Andrew “Rube” Foster, aka “Father of Black Baseball”

Andrew “Rube” Foster was born in Calvert, Texas on September 17, 1879. His journey from a talented pitcher to a visionary league organizer is a testament to his enduring legacy.

Foster’s father was a local African Methodist Episcopal Church minister. His upbringing instilled solid values and a sense of purpose. Foster began his professional baseball career with the Waco Yellow Jackets, an independent black team, in 1897. His talent caught the attention of white and black fans, and he soon joined the Hot Springs Arlingtons in 1901.

Foster truly made his mark with Frank Leland’s Chicago Union Giants. As a pitcher, he dominated games, earning a reputation as one of the best African-American pitchers of the early 1900s. His powerful arm and strategic mind set him apart, and he became a force to be reckoned with on the mound.

1902, Foster faced a slump and was released by the Chicago Union Giants. Undeterred, he signed with a white semipro team, Bardeen’s Otsego Independents, based in Otsego, Michigan. Here, Foster continued to showcase his skills, recording an impressive eight wins and four losses, along with eighty-two documented strikeouts. His average eleven strikeouts per outing was remarkable, even though some game details were not recorded.

Foster’s impact extended beyond playing. He founded and managed the Chicago American Giants, a powerhouse black baseball team. Under his leadership, the American Giants achieved remarkable success during the pre-integration era.

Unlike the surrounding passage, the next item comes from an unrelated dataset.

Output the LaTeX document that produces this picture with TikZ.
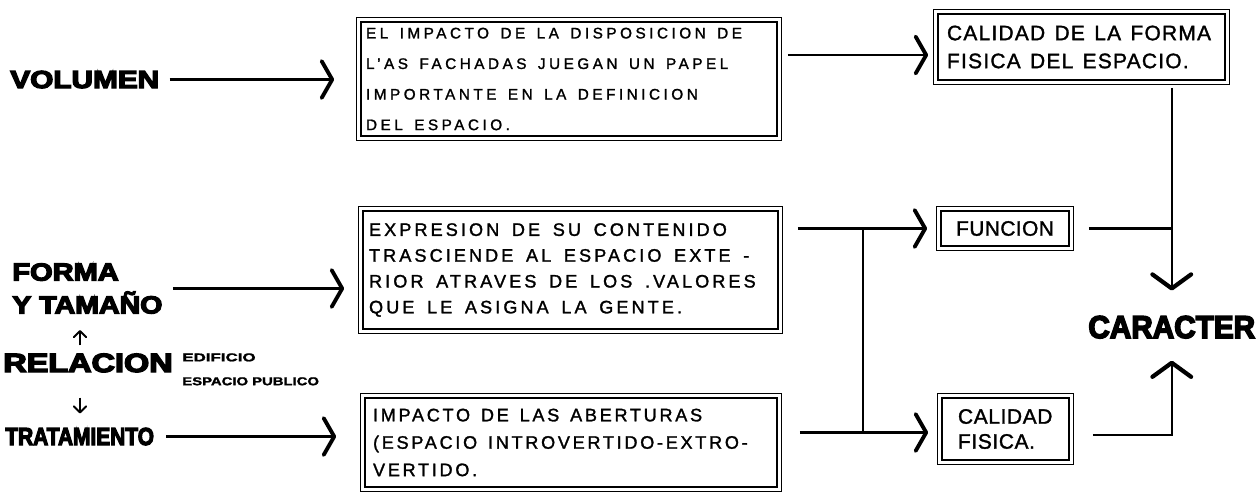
\documentclass[tikz,border=0pt]{standalone}
\usepackage{fontspec}
\setmainfont{Liberation Sans}[FakeBold=1.5]
\newfontfamily\heavyfont{Liberation Sans Bold}[FakeBold=5]
\usetikzlibrary{arrows.meta,fit,calc}

\tikzset{
  box/.style={draw, line width=1.3pt, inner ysep=0pt, align=left},
  wsp/.style={execute at begin node={\spaceskip #1\relax}},
  frame/.style={draw, line width=0.5pt, inner sep=1.9pt, fit=#1},
  heavy/.style={font=\heavyfont\fontsize{14}{18.7}\selectfont, inner sep=0pt, anchor=base west, align=left},
  arr/.style={line width=1.7pt, -{Straight Barb[length=6pt,width=21pt,line width=2.2pt,round]}},
  varr/.style={line width=1.4pt, -{Straight Barb[length=8pt,width=22pt,line width=2.4pt,round]}},
  sarr/.style={line width=1.1pt, -{Straight Barb[length=3.5pt,width=7pt,line width=1.1pt,round]}},
  link/.style={line width=1.4pt}
}

\begin{document}
\begin{tikzpicture}[x=0.02cm, y=-0.02cm]
\useasboundingbox (0,0) rectangle (1260,491);

% middle boxes
\node[box, wsp=0.75em, minimum width=8.32cm, minimum height=2.28cm, text width=8.12cm, inner xsep=0.1cm,
  font={\fontsize{8.7}{17.4}\selectfont\addfontfeature{LetterSpace=23}}] (imp) at (569,79)
  {EL IMPACTO DE LA DISPOSICION DE\\L'AS FACHADAS JUEGAN UN PAPEL\\IMPORTANTE EN LA DEFINICION\\DEL ESPACIO.};
\node[box, wsp=0.7em, minimum width=8.3cm, minimum height=2.36cm, text width=8.06cm, inner xsep=0.12cm,
  font={\fontsize{10.3}{14.7}\selectfont\addfontfeature{LetterSpace=17}}] (exp) at (570.5,270)
  {EXPRESION DE SU CONTENIDO\\TRASCIENDE AL ESPACIO EXTE -\\RIOR ATRAVES DE LOS .VALORES\\QUE LE ASIGNA LA GENTE.};
\node[box, wsp=0.6em, minimum width=8.24cm, minimum height=1.78cm, text width=7.92cm, inner xsep=0.16cm,
  font={\fontsize{10.3}{15.6}\selectfont\addfontfeature{LetterSpace=15}}] (abe) at (571,442.5)
  {IMPACTO DE LAS ABERTURAS\\(ESPACIO INTROVERTIDO-EXTRO-\\VERTIDO.};

% right boxes
\node[box, wsp=0.45em, minimum width=5.74cm, minimum height=1.32cm, text width=5.38cm, inner xsep=0.18cm,
  font={\fontsize{11.9}{15.9}\selectfont\addfontfeature{LetterSpace=6}}] (fm) at (1081.5,47)
  {CALIDAD DE LA FORMA\\FISICA DEL ESPACIO.};
\node[box, align=center, minimum width=2.56cm, minimum height=0.7cm,
  font={\fontsize{11.9}{14}\selectfont\addfontfeature{LetterSpace=2}}] (fun) at (1005,228.5) {FUNCION};
\node[box, minimum width=2.54cm, minimum height=1.24cm, text width=1.9cm, inner xsep=0.32cm,
  font={\fontsize{11.9}{14.2}\selectfont\addfontfeature{LetterSpace=3}}] (cal) at (1005.5,429)
  {CALIDAD\\FISICA.};

% outer thin frames
\node[frame=(imp)] (impf) {};
\node[frame=(exp)] (expf) {};
\node[frame=(abe)] (abef) {};
\node[frame=(fm)] (fmf) {};
\node[frame=(fun)] (funf) {};
\node[frame=(cal)] (calf) {};

% labels
\node[heavy] (vol) at (10,88) {\scalebox{1.21}[1]{VOLUMEN}};
\node[heavy, anchor=north west] (form) at (12,263) {\scalebox{1.18}[1]{FORMA}\\\scalebox{1.16}[1]{Y TAMAÑO}};
\node[heavy, font=\heavyfont\fontsize{15}{18}\selectfont] (rel) at (3,372) {\scalebox{1.23}[1]{RELACION}};
\node[anchor=north west, inner sep=0pt, align=left, font=\bfseries\fontsize{6.5}{13.6}\selectfont] (edif) at (182,353)
  {\scalebox{1.48}[1]{EDIFICIO}\\\scalebox{1.3}[1]{ESPACIO PUBLICO}};
\node[heavy] (tra) at (5,445) {\scalebox{0.85}[1]{TRATAMIENTO}};
\node[heavy, font=\heavyfont\fontsize{18}{20}\selectfont] (car) at (1088,338) {\scalebox{0.94}[1]{CARACTER}};

% arrows left
\draw[arr, shorten <=0.2cm, shorten >=0.44cm] (vol.east) -- (vol.east -| impf.west);
\draw[arr, shorten <=0.2cm, shorten >=0.28cm] (form.east) -- (form.east -| expf.west);
\draw[arr, shorten <=0.24cm, shorten >=0.48cm] (tra.east) -- (tra.east -| abef.west);
\draw[sarr, shorten <=0.16cm, shorten >=0.32cm] ([xshift=-0.16cm]rel.north) -- ([xshift=-0.16cm]rel.north |- form.south);
\draw[sarr, shorten <=0.5cm, shorten >=0.28cm] ([xshift=-0.16cm]rel.south) -- ([xshift=-0.16cm]rel.south |- tra.north);

% arrows right
\draw[arr, shorten <=0.12cm, shorten >=0.1cm] ([yshift=-0.16cm]impf.east |- fmf.west) -- ([yshift=-0.16cm]fmf.west);
\draw[arr, shorten <=0.3cm, shorten >=0.18cm] (expf.east |- funf.west) -- (funf.west);
\draw[arr, shorten <=0.36cm, shorten >=0.18cm] ([yshift=-0.07cm]abef.east |- calf.west) -- ([yshift=-0.07cm]calf.west);
\coordinate (j1) at (863,228.5);
\coordinate (j2) at (863,432.5);
\draw[link] (j1) -- (j2);

% into caracter
\draw[varr, shorten <=0.06cm, shorten >=0.5cm] (car.north |- fmf.south) -- (car.north);
\draw[link, shorten <=0.3cm] (funf.east) -- (funf.east -| car.north);
\draw[varr, shorten <=0.38cm, shorten >=0.44cm] ([yshift=-0.12cm]calf.east) -| (car.south);
\end{tikzpicture}
\end{document}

Foster’s strategic understanding and ability to nurture talent contributed to the team’s dominance.

Foster’s most significant contribution was the organization of the Negro National League (NNL) in 1920. As the first long-lasting professional league for African-American ballplayers, the NNL provided a platform for black athletes to showcase their skills. Foster’s vision and determination led to the league’s establishment, and he served as its driving force.

Foster’s tireless efforts earned him the nickname “father of Black Baseball.” His commitment to legitimizing and elevating African-American baseball was unwavering. The NNL operated from 1920 to 1931, providing opportunities for players and shaping the course of baseball history.

In 1981, Foster’s impact was officially recognized when he was elected to the Baseball Hall of Fame.